Regarding your other points, I would say they are a “naive libertarian” straw man. As I said earlier, for all his faults, I find Joseph Stiglitz the most convincing when he asks 3rd worlders to do what the West did and not what it says. The point being the kind of people who wants to bring forth Company Raj 2 exists only in people’s imagination. And denying obvious truths – like the prosperity of hundreds of millions of Chinese as a consequence of China’s rise and its repurcussions around the world, rising incomes in Africa due to Chinese mining boom and investment, increasing quality of life around the world(poverty has reduced by half) since globalisation started- is tatamount to being delusional.
@GP
You asked me about the factual distortions? Well, I wouldn’t even know where to begin. Leaving aside globalisation and its consequences, now that U.S has left Iraq and It doesn’t have a oil with it, would he change her position? I doubt it. And as difficult as it is for people to understand, OIL COUNTRIES NEED THE REVENUE FROM SELLING OIL. They have a cartel(OPEC). They get the maximum amount possible for it. And the rest of the world buys it at their price. This is not considering the relative insignifance of ME when compared to Canada or Russia.
And when she says war for 50 years etc. She obviously has a HUGE BLINDSPOT to one country that has been the biggest aggressor in the world(probably historically too) for 4/5th(in 2002) of that time.
@neelan, vitatsta
at this point, in a comprehensive discussion about globalism, i’d rather unhitch my wagon from AR if it was ever really attached at all. I’m up to discuss “naive libertarianism”, the wealth of nations, and other political philosophies in the near term, but i hope someone with better economics chops than i stands in for the globalism skeptic in that discussion. i’ll just take pot shots from the sidelines.
@GP – commendable patience and even more commendable, clear prose. i personally don’t have much patience anymore with people who just mouth off – in this instance not even knowing the rudimentary of protectionist tariff and other similar measures in the history and growth of capitalist / industrial economies in the last hundred years, say.
(of course, newer commenters here will equally accuse me of mouthing off and justifiably so but omar and you at least know me from the past.)
@Vitasta
Agreed. But it would be nice to meet these people sometime.
“In this instance… not even”
Or you could continue to have that debate with those imaginary people in your head and the rest of us will ignore you.

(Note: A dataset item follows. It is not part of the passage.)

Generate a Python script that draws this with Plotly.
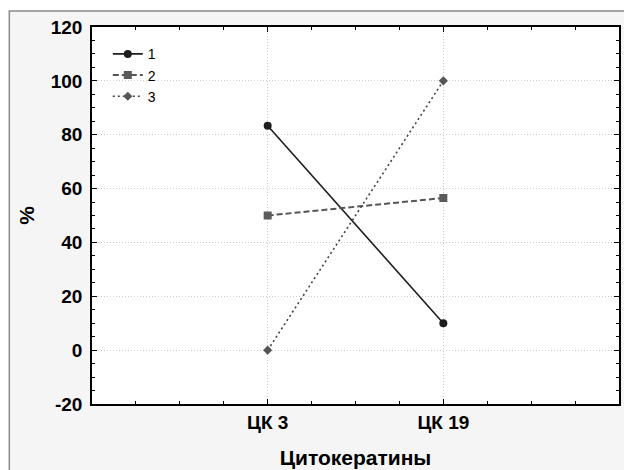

This article seems relevant.
“Sometimes, if these were grudgingly admitted to be true, they were sought to be passed over in silence in order to ‘respect the sensibilities of the oppressed’ or as ‘minor contradictions’ that ought not to be addressed on the grounds that it would allegedly ‘divide’ the oppressed, ‘sabotage’ the struggle against ‘oppression’ and thereby ‘play into the hands of the real oppressors’. “
http://indianrealist.wordpress.com/2012/04/25/the-home-coming-of-a-jholawala/
Wow, thank you for linking to a blog that is full of hatred for non-Hindus. “Indian Realist” is really an objective source!
I actually didn’t read the blog. Just that one piece from google. Sorry about that.
It’s too funny to see you all getting all worked up over what Pankaj Mishra, Salman Rushdie, Arundhati Roy, Tariq Ali et al have to say about current affairs….as if they are of any real consequence.
Frankly, most of you are out of touch with reality.
“Frankly, most of you are out of touch with reality.”
Says Baba who trolls innumerable websites with his anti-Hindu vitriol. Irony-challenged as well.